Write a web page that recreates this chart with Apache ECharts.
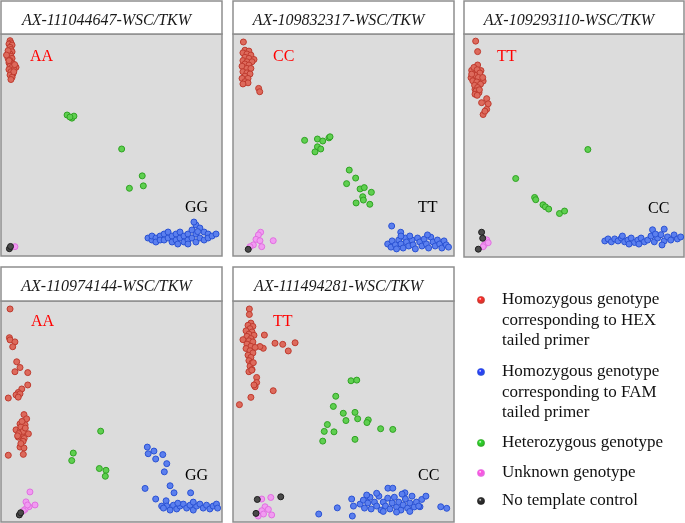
<!DOCTYPE html>
<html><head><meta charset="utf-8">
<script src="https://cdn.jsdelivr.net/npm/echarts@6/dist/echarts.min.js"></script>
<style>html,body{margin:0;padding:0;background:#fff}#c{width:685px;height:523px}</style>
</head><body><div id="c"></div>
<script>
// Panel titles and genotype labels
const panelTitles = ['AX-111044647-WSC/TKW','AX-109832317-WSC/TKW','AX-109293110-WSC/TKW','AX-110974144-WSC/TKW','AX-111494281-WSC/TKW'];
const hexLabels = ['AA','CC','TT','AA','TT'];
const famLabels = ['GG','TT','CC','GG','CC'];
const legendNames = [
  ['Homozygous genotype','corresponding to HEX','tailed primer'],
  ['Homozygous genotype','corresponding to FAM','tailed primer'],
  ['Heterozygous genotype'],
  ['Unknown genotype'],
  ['No template control']
];

// Panel 1
const p1Hex = [[4.1,97],[4.5,96],[3.6,95.5],[5,95],[4.1,94],[4.5,93],[3.6,92],[5,92],[4.1,91],[4.5,90],[3.2,89],[5,89],[4.1,88],[4.5,87],[3.6,87],[5.4,86.5],[4.1,85.5],[5,85],[6.8,85],[5.9,84],[3.6,84],[4.5,83],[5.4,82],[4.1,81.5],[5,80.5],[4.5,79.5],[3.6,88],[3.2,92.5],[2.5,90.5],[6.2,86.2],[5.8,83]];
const p1Fam = [[66.5,8.1],[68.3,7.2],[68.3,9],[70.1,8.1],[70.1,6.3],[72,9],[72,7.2],[73.8,9.9],[73.8,7.2],[75.6,8.1],[75.6,10.8],[77.4,9],[77.4,6.3],[79.2,9.9],[79.2,7.2],[81,8.1],[81,10.8],[82.8,9],[82.8,6.3],[84.6,9.9],[84.6,7.2],[86.4,8.1],[86.4,11.7],[88.2,14],[88.2,9.9],[88.2,6.3],[90,12.6],[90,8.1],[91.9,10.8],[91.9,7.2],[93.7,9.9],[93.7,8.1],[95.5,9],[97.3,9.9],[84.6,5.4],[80,5.4],[87.3,15.3],[89,11]];
const p1Het = [[29.9,63.5],[32.1,62.1],[33,63],[31.2,62.6],[54.6,48.2],[63.9,36.1],[64.4,31.6],[58.1,30.5]];
const p1Unk = [[6.3,4.2]];
const p1Ntc = [[3.8,3.3],[4.3,4.3]];

// Panel 2
const p2Hex = [[4.7,96.4],[5.4,92.7],[7.2,92.3],[4.5,91.5],[6.3,91],[8.1,90.5],[5.4,89.5],[7.2,89],[4.5,88],[6.3,87.5],[9.5,88.5],[8.6,87.5],[5.4,86.5],[7.2,86],[4.1,85.5],[6.3,84.5],[8.1,84.5],[4.5,83],[6.3,82.5],[7.7,82],[5.4,81],[4.1,80],[6.8,80],[5.4,78.5],[6.8,78],[4.5,77.5],[11.6,75.5],[12.1,74]];
const p2Fam = [[71.8,13.5],[75.9,10.7],[70,5.4],[71.5,4],[72,6.8],[73.5,5],[74,3.2],[75,7.2],[76,5.4],[77,3.6],[78,8.1],[78.5,6.3],[79.5,4.5],[81,7.2],[81.5,5],[82.5,3.2],[83.5,8.1],[84.5,6.3],[85.5,4.5],[86.5,7.6],[87.5,5.4],[88.5,3.6],[89.5,8.5],[90.5,6.3],[91.5,4.5],[92.5,7.2],[93.5,5.4],[94.5,3.6],[95.5,6.8],[96.5,5],[97.5,4],[80,9],[88,9.5],[76,9]];
const p2Het = [[32.4,52.1],[38.2,52.7],[40.6,51.8],[43.4,53.2],[43.9,53.7],[38.2,49.2],[39.7,48.2],[37.1,46.9],[52.6,38.7],[55.5,35.1],[51.4,32.6],[57.5,30.2],[59.4,30.8],[62.6,28.7],[58.7,26.7],[59,25.2],[55.7,23.9],[61.9,23.3]];
const p2Unk = [[12.5,10.7],[11.5,9.5],[10.4,7.5],[12.2,6.9],[9.2,5],[13,4.2],[18.2,6.9],[7.7,4.2]];
const p2Ntc = [[6.9,3]];

// Panel 3
const p3Hex = [[5.3,96.8],[6.2,92.1],[6.2,86.1],[3.5,83.7],[7.7,83.6],[3.2,80.4],[8.7,78.9],[5,75.2],[6.8,73.7],[4.5,85],[6,84],[7.2,82.5],[5,81.5],[6.5,80.5],[4,79],[5.8,78.5],[7.5,77.5],[4.8,77],[6.2,76],[5.5,74.5],[7,75],[5,73],[6,72.5],[3.5,82],[8.5,80.5],[10.3,71],[11,68.7],[8,69.2],[10.3,66.2],[8.7,63.9],[9.5,65.4]];
const p3Fam = [[64,7.2],[65.5,8.1],[67,6.8],[68.5,8.1],[70,7.2],[71.5,8.5],[73,6.8],[74.5,7.6],[76,8.5],[77.5,6.5],[79,7.6],[80.5,8.5],[82,6.8],[83.5,7.6],[85,9.4],[85.7,12.2],[86.5,6.8],[88,8.5],[89.5,10],[91,12.5],[91,7.2],[92.5,9],[94,7.6],[95.5,9.9],[97,8.1],[98.5,9],[90,5.4],[87,10.3],[79.5,5.8],[72,9.4],[75,5.8]];
const p3Het = [[56.3,48.2],[23.5,35.2],[32.1,26.7],[32.6,25.7],[35.9,23.4],[37,22.5],[38.5,21.5],[43.4,19.5],[45.7,20.6]];
const p3Unk = [[10.3,7.7],[9.2,5.4],[11,6.4],[8.7,4.6]];
const p3Ntc = [[8,11.1],[8.5,8.4],[6.5,3.5]];

// Panel 4
const p4Hex = [[4.1,96.4],[3.8,83.4],[4.1,82.4],[6.3,81.5],[5.3,79.3],[7.1,72.5],[8.6,69.9],[6.3,68],[12.1,67.6],[12.1,62],[9.4,60.2],[7.8,58.6],[6.8,57.5],[8.6,58],[3.3,56.1],[7.8,56.5],[10.4,48.6],[11.6,46.7],[8.6,44.4],[10.9,44],[6.8,41.7],[8.8,41.5],[12.4,39.9],[9.5,39.2],[7.8,38.4],[10.5,37.8],[8.6,33.9],[10.4,33.5],[3.3,30.2],[10.1,30.6],[9,43],[10,41],[8,40],[11,42.5],[9.5,45.5],[7.5,39],[10,36.5],[9,35.5]];
const p4Fam = [[66.2,33.9],[66.6,30.9],[69.2,32.1],[70,28.5],[73.2,30.5],[75,26.4],[73.9,22.7],[65.2,15.2],[76.5,16.4],[78.3,13.2],[85.8,13.2],[70,10.4],[74.7,9.6],[72.7,7.2],[75,7.2],[76.5,5.4],[78,7.6],[79.5,5.9],[81,7.2],[82.5,8.1],[84,6.3],[85.5,7.6],[87,5.4],[88.5,7.2],[90,8.1],[91.5,6.3],[93,7.6],[94.5,5.9],[96,7.2],[97.5,8.1],[98,6.3],[80,8.5],[87,9],[73.5,6.3]];
const p4Het = [[45.1,41.1],[32.7,31.2],[32,27.8],[44.5,24.2],[47.5,23.4],[47.2,20.7]];
const p4Unk = [[13.1,13.6],[11.3,9.1],[15.4,7.7],[12.7,6.9],[10.9,5.7],[12,7.7],[10.1,5.1]];
const p4Ntc = [[8.3,3.2],[8.9,4.2]];

// Panel 5
const p5Hex = [[7.4,96.4],[7.4,93.9],[14.2,84.6],[13.7,78.6],[19,80.9],[22.5,80.4],[28.1,81.1],[25,77.4],[12.2,79.4],[8.1,90],[6.8,89],[9,88.5],[7.7,87.5],[5.9,86.5],[8.6,86],[7.2,85],[9.5,84.5],[6.3,84],[8.1,83],[4.5,82.5],[7.2,82],[9,81.5],[6.3,80.5],[8.1,79.5],[10,79],[5.9,78.5],[7.7,77.5],[9,76.5],[6.8,75.5],[8.1,74.5],[7.2,73],[8.6,72],[7.7,70.5],[8.6,69],[7.2,68],[9.2,72.1],[8.5,68.7],[10.7,65.4],[10.7,63.1],[10,61.2],[9.5,62],[18.2,59.4],[8.1,56.4],[2.9,53.1]];
const p5Fam = [[38.8,3.6],[47.2,6.4],[53.7,10.4],[54,2.7],[70.1,15.3],[72.3,15.3],[94,6.9],[96.7,6.2],[85.4,10.2],[87.3,11.7],[84.6,6.9],[60.5,10.5],[77.8,13.2],[57.5,8.1],[59,9.9],[59.5,6.3],[61,8.6],[62,11.2],[62.5,5.9],[64,9],[65,7.2],[66,11.7],[67,5.4],[68,9],[69,7.2],[70,10.8],[71,5.9],[72,8.6],[73,11.2],[74,6.8],[75,9],[76,5.4],[77,7.7],[78,10.4],[79,6.3],[80,8.6],[81,11.7],[82,6.8],[83,9],[84,7.2],[76.5,12.6],[65,13],[60.5,12.2],[68,4.8],[74,4.5],[80,4.8],[54.5,7.2]];
const p5Het = [[53.4,63.9],[56,64.2],[46.5,56.9],[45.4,52.3],[49.9,49.2],[55.2,49.6],[51.1,45.9],[56.4,46.7],[61.2,46.2],[60.6,45],[42.7,44.1],[66.8,42.2],[72.3,41.9],[41.3,41],[45.7,40.8],[40.6,36.6],[55.2,37.4]];
const p5Unk = [[13,10.4],[17.1,11.1],[14.5,6.9],[16,5.7],[13,5.1],[17.5,3.2],[11.4,2.7],[13.8,3.6]];
const p5Ntc = [[11,10.2],[21.6,11.4],[10.4,3.9]];

const panels = [
  [p1Hex,p1Fam,p1Het,p1Unk,p1Ntc],
  [p2Hex,p2Fam,p2Het,p2Unk,p2Ntc],
  [p3Hex,p3Fam,p3Het,p3Unk,p3Ntc],
  [p4Hex,p4Fam,p4Het,p4Unk,p4Ntc],
  [p5Hex,p5Fam,p5Het,p5Unk,p5Ntc]
];

const fills = ['#dd6a5c','#5b7fee','#5fcf50','#f29af2','#4a4a4a'];
const edges = ['#bf3b2f','#2a52d4','#2fa323','#e070e0','#1e1e1e'];
const legendFill = ['#ff2a2a','#2a3cff','#2ed82e','#ff4fe0','#333333'];

const boxes = [
  {l:1,t:34,w:221,h:222,tt:1},
  {l:233,t:34,w:221,h:222,tt:1},
  {l:464,t:34,w:220,h:223,tt:1},
  {l:1,t:301,w:221,h:221,tt:267},
  {l:233,t:301,w:221,h:221,tt:267}
];
const hexPos = [[30,57],[273,57],[497,57],[31,322],[273,322]];
const famPos = [[185,208],[418,208],[648,209],[185,476],[418,476]];

const grids=[],xAxes=[],yAxes=[],series=[],graphic=[];
boxes.forEach((b,i)=>{
  grids.push({left:b.l,top:b.t,width:b.w,height:b.h,show:true,backgroundColor:'#dcdcdc',borderColor:'#8e8e8e',borderWidth:1.5});
  xAxes.push({type:'value',gridIndex:i,min:0,max:100,show:false});
  yAxes.push({type:'value',gridIndex:i,min:0,max:100,show:false});
  panels[i].forEach((d,k)=>{
    series.push({type:'scatter',xAxisIndex:i,yAxisIndex:i,data:d,symbolSize:6,silent:true,
      itemStyle:{color:fills[k],borderColor:edges[k],borderWidth:1,opacity:1}});
  });
  graphic.push({type:'rect',shape:{x:b.l,y:b.tt,width:b.w,height:b.t-b.tt},style:{fill:'#fff',stroke:'#8e8e8e',lineWidth:1.5},z:10});
  graphic.push({type:'text',x:b.l+b.w/2-5,y:b.tt+19.5,z:11,style:{text:panelTitles[i],font:'italic 16px "Liberation Serif"',fill:'#1a1a1a',textAlign:'center',textVerticalAlign:'middle'}});
  graphic.push({type:'text',x:hexPos[i][0],y:hexPos[i][1],z:11,style:{text:hexLabels[i],font:'16px "Liberation Serif"',fill:'#ff0000',textAlign:'left',textVerticalAlign:'middle'}});
  graphic.push({type:'text',x:famPos[i][0],y:famPos[i][1],z:11,style:{text:famLabels[i],font:'16px "Liberation Serif"',fill:'#000',textAlign:'left',textVerticalAlign:'middle'}});
});

const legendY = [[300,320.5,341],[372,392.5,413],[443],[473],[501]];
legendNames.forEach((lines,k)=>{
  graphic.push({type:'circle',shape:{cx:481,cy:legendY[k][0],r:3.6},z:11,
    style:{fill:new echarts.graphic.RadialGradient(0.4,0.35,0.7,[{offset:0,color:'#ffffff'},{offset:0.25,color:legendFill[k]},{offset:1,color:edges[k]}]),stroke:edges[k],lineWidth:0.6}});
  lines.forEach((t,j)=>{
    graphic.push({type:'text',x:502,y:legendY[k][j],z:11,style:{text:t,font:'17px "Liberation Serif"',fill:'#111',textAlign:'left',textVerticalAlign:'middle'}});
  });
});

const chart = echarts.init(document.getElementById('c'),null,{renderer:'canvas'});
chart.setOption({animation:false,grid:grids,xAxis:xAxes,yAxis:yAxes,series:series,graphic:graphic});
</script></body></html>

→ TASK
Leave out the pictures and restate, word for word, the lines from the top of the data through the line containing "const p1Ntc = [[3.8,3.3],[4.3,4.3]];", both included.

→ ANSWER BELOW
Write a web page that recreates this chart with Apache ECharts.
<!DOCTYPE html>
<html><head><meta charset="utf-8">
<script src="https://cdn.jsdelivr.net/npm/echarts@6/dist/echarts.min.js"></script>
<style>html,body{margin:0;padding:0;background:#fff}#c{width:685px;height:523px}</style>
</head><body><div id="c"></div>
<script>
// Panel titles and genotype labels
const panelTitles = ['AX-111044647-WSC/TKW','AX-109832317-WSC/TKW','AX-109293110-WSC/TKW','AX-110974144-WSC/TKW','AX-111494281-WSC/TKW'];
const hexLabels = ['AA','CC','TT','AA','TT'];
const famLabels = ['GG','TT','CC','GG','CC'];
const legendNames = [
  ['Homozygous genotype','corresponding to HEX','tailed primer'],
  ['Homozygous genotype','corresponding to FAM','tailed primer'],
  ['Heterozygous genotype'],
  ['Unknown genotype'],
  ['No template control']
];

// Panel 1
const p1Hex = [[4.1,97],[4.5,96],[3.6,95.5],[5,95],[4.1,94],[4.5,93],[3.6,92],[5,92],[4.1,91],[4.5,90],[3.2,89],[5,89],[4.1,88],[4.5,87],[3.6,87],[5.4,86.5],[4.1,85.5],[5,85],[6.8,85],[5.9,84],[3.6,84],[4.5,83],[5.4,82],[4.1,81.5],[5,80.5],[4.5,79.5],[3.6,88],[3.2,92.5],[2.5,90.5],[6.2,86.2],[5.8,83]];
const p1Fam = [[66.5,8.1],[68.3,7.2],[68.3,9],[70.1,8.1],[70.1,6.3],[72,9],[72,7.2],[73.8,9.9],[73.8,7.2],[75.6,8.1],[75.6,10.8],[77.4,9],[77.4,6.3],[79.2,9.9],[79.2,7.2],[81,8.1],[81,10.8],[82.8,9],[82.8,6.3],[84.6,9.9],[84.6,7.2],[86.4,8.1],[86.4,11.7],[88.2,14],[88.2,9.9],[88.2,6.3],[90,12.6],[90,8.1],[91.9,10.8],[91.9,7.2],[93.7,9.9],[93.7,8.1],[95.5,9],[97.3,9.9],[84.6,5.4],[80,5.4],[87.3,15.3],[89,11]];
const p1Het = [[29.9,63.5],[32.1,62.1],[33,63],[31.2,62.6],[54.6,48.2],[63.9,36.1],[64.4,31.6],[58.1,30.5]];
const p1Unk = [[6.3,4.2]];
const p1Ntc = [[3.8,3.3],[4.3,4.3]];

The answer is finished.